While the story of their online meeting somewhat amazed me, it also made perfect sense. They formed their friendship in a space of world building and fantasy. This helps explain the specificity and immersion of the MGNA Crrrta project, and why their work feels so much more expansive than so many other new music projects I encounter today. MGNA Crrrta is still building worlds
When they both moved to New York and decided to start a band, all of it unfurled naturally. Ginger produces. They both write the songs. They both work tirelessly to make sure it’s cool and singular and never contrived.
“We don’t come from families that are connected in the industry at all,” Ginger shared. “We’ve worked so hard for our music presence.”
They both loathe the nepotism that defines so much of the industry, as well as the over-eagerness of many young “better connected” artists to brand themselves in clearly legible terms. MGNA Crrrta doesn’t need to be relatable. They just need to be felt.
Their approach is already paying off. The duo just played their first out-of-NYC show at a formidable rave in Los Angeles. They were flown out. They met fans.

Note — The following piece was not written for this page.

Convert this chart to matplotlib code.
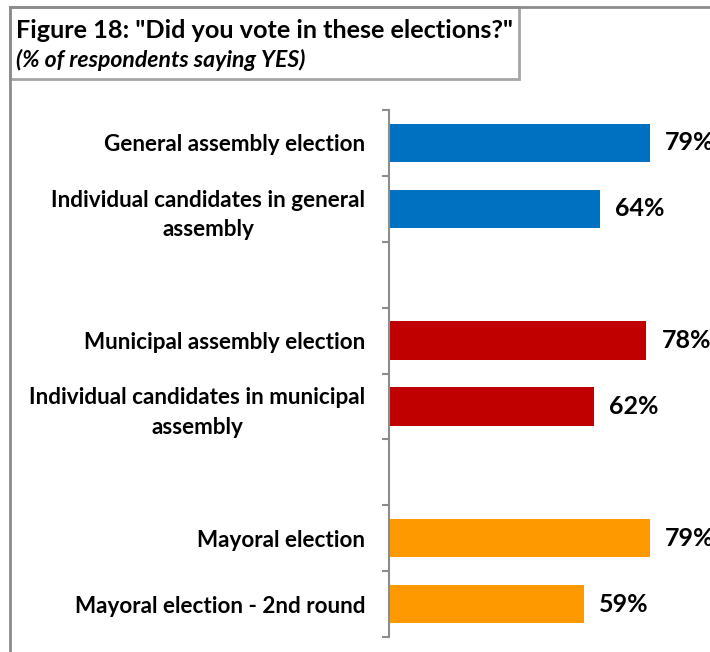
import matplotlib
matplotlib.use("Agg")
import matplotlib.pyplot as plt
from matplotlib.patches import Rectangle
from matplotlib.lines import Line2D

plt.rcParams['font.family'] = ['Lato', 'DejaVu Sans']

# Survey results (% of respondents saying YES); empty strings are spacer rows
categories = [
    "General assembly election",
    "Individual candidates in general\nassembly",
    "",
    "Municipal assembly election",
    "Individual candidates in municipal\nassembly",
    "",
    "Mayoral election",
    "Mayoral election - 2nd round",
]
values = [79, 64, None, 78, 62, None, 79, 59]
colors = ["#0070C0", "#0070C0", None, "#C00000", "#C00000", None, "#FF9900", "#FF9900"]

W, H = 710, 652
fig = plt.figure(figsize=(W / 100, H / 100), dpi=100)

def fx(px):
    return px / W

def fy(py):
    return 1 - py / H

# outer frame and title box
fig.add_artist(Line2D([fx(10), fx(712)], [fy(7), fy(7)], color="#8c8c8c", lw=2))
fig.add_artist(Line2D([fx(10), fx(10)], [fy(7), fy(660)], color="#8c8c8c", lw=2))
fig.add_artist(Rectangle((fx(10), fy(79)), fx(519) - fx(10), fy(7) - fy(79),
                         transform=fig.transFigure, fill=False,
                         edgecolor="#a6a6a6", lw=2))
fig.text(fx(16), fy(30), 'Figure 18: "Did you vote in these elections?"',
         fontsize=18.2, fontweight="bold", va="center", ha="left")
fig.text(fx(16), fy(60), "(% of respondents saying YES)",
         fontsize=16.6, fontweight="bold", fontstyle="italic", va="center", ha="left")

# plot area: axis line at x=389, 100% at x=719, rows from y=110 to y=637
n_slots = len(categories)
ax = fig.add_axes([fx(389), fy(637), fx(719) - fx(389), fy(110) - fy(637)])
ax.set_xlim(0, 100)
ax.set_ylim(n_slots - 0.5, -0.5)

for i, (v, c) in enumerate(zip(values, colors)):
    if v is None:
        continue
    ax.barh(i, v, height=0.58, color=c)
    ax.text(v + 4.6, i, f"{v}%", va="center", ha="left",
            fontsize=18, fontweight="bold", clip_on=False)

ax.set_yticks(range(len(categories)))
ax.set_yticklabels(categories, fontsize=16.2, fontweight="bold")
for lab in ax.get_yticklabels():
    lab.set_multialignment("center")
    lab.set_linespacing(1.5)
ax.tick_params(axis="y", which="major", length=0, pad=17)
ax.set_yticks([k - 0.5 for k in range(n_slots + 1)], minor=True)
ax.tick_params(axis="y", which="minor", length=5, width=1.5, color="#8c8c8c")

ax.set_xticks([])
for s in ("top", "right", "bottom"):
    ax.spines[s].set_visible(False)
ax.spines["left"].set_color("#8c8c8c")
ax.spines["left"].set_linewidth(1.5)

fig.savefig("out.png", dpi=100)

Farheen described the experience. “It did not feel real. Growing up, trips were a big deal. The fact that I was getting on a plane from my own work was crazy.” She continued, “It’s really important for us that we don’t stop. We’re the most omnipresent girls.”
They just put out their first video for the pop ode “Right.” It’s a highly impressive production featuring the two as glamorous yet starved vampires performing on the screen of a shlubby dude’s TV. They sing, “ I know how to do you right, right, right,” the last word repeating like an unstoppable glitch. Towards the end of the video, the song abruptly stops and we find ourselves in a stock-footage informercial for “Rite” water. A soothing voice-over shares the benefits of the product over pristine images of white picket suburbia. “It feels so wrong but it tastes so . . .” and then we return to the chorus, “Right, right, right,” as Ginger and Farheen mosh in some liminal dystopia.
Today, they’re releasing their new single, “$ome Drugzzz,” which they describe as “pure parody.” The track centers around a largely atonal baseline and melody. The vocals are pitched up, squealey and side-chained to near oblivion. Everything scatters atop a glitched-out jungle beat until finally Ginger’s voice comes in clearly, sounding off with a certain sloppy attitude: “You must think I’m addicted to some drugs/ That I’m snorting up your dumb love.”
It feels and tastes good even if it hits you with a sticky-sweet sugar rush. Two pumps of pumpkin spice syrup go right into my oat milk latte. I prance around the room and feel fancy, like an American icon. It’s a big, weird world and we get to build it. If only we can survive the Hunger Games.